U is for unsustainable communities. It sounds complicated, but we know what it means. A community becomes unsustainable when all of its resources are withdrawn. We see this happening in many parts of rural Ireland: the shops, the pubs, the post offices, the Garda stations, many of them have disappeared. Many sports clubs are struggling, schools have been under threat, rural bus services have been withdrawn, doctors have becom scarce. A point is reached where resources become so few that people begin to move away, younger people need to be near work, near schools, near facilities for their families, so the gravitate towards the towns, leaving behind places that lose their futures. Jesus tells us in Saint Matthew Chapter 25 that whatever we do for others, we do for him. It is our task to defend community life, to defend the things that sustain our communities. Once a community becomes unsustainable, once the people are gone, it is very hard to rebuild it. Let’s stand up for what we have,
C is for commercialisation, a world where all that matters is the bottom line, a world where money and profit are all that count. We see our communities changing as smaller businesses and farmers find it impossible to compete with massive rivals; many farms which once supported families are now only sources for part-time income, small shops cannot match the prices of supermarkets. We can be so caught up with concerns with money that we fail to see that life is about more than what we have in our pockets. I read that if we all spent €5 a week more in local shops, it would keep many of them open; open for when we need them, open for those who cannot travel to the towns, open as places where people are known, where people meet their neighbours. Perhaps the figure of €5 is incorrect, but the principle remains the same. Jesus asks us in Saint Matthew Chapter 16, what does it profit us if we gain the whole world, but lose our soul? Let’s resist the temptation to accept commercialisation as the only way; let’s keep our souls.

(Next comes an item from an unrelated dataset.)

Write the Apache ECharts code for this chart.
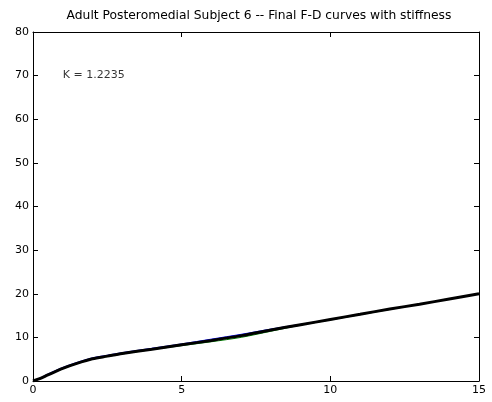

L-U-C, the final letter is “Y” for “younger people.” I heard it said that younger people now do not care, that they are apathetic, that they do not engage with issues, that they have not the motivation of previous generation, and then I watched the referendum; I watched the “home to vote” campaign, I watched tens of thousands of younger people returning to their home constituencies to cast their ballots. Younger people will engage with the issues that matter to them. Without younger people our communities will not have a future; to protect our communities, we need the engagement of younger people. We look back at the work of Lucy Franks and that first summer school and it was younger women who attended because they saw it as direct relevance to their lives; we must re-establish a link with the younger people in our communities. Lest we imagine that all wisdom lies with ourselves, we should remember the words of Saint Paul in Chapter 4 of his First Letter to Timothy where Paul says, “Let no one despise your youth, but set the believers an example in speech and conduct, in love, in faith, in purity.” We have much to learn from those who are younger.
Loneliness, unsustainable communities, commercialisation, younger people – L-U-C-Y. Let’s remember Lucy, upholding those principles, we uphold biblical principles.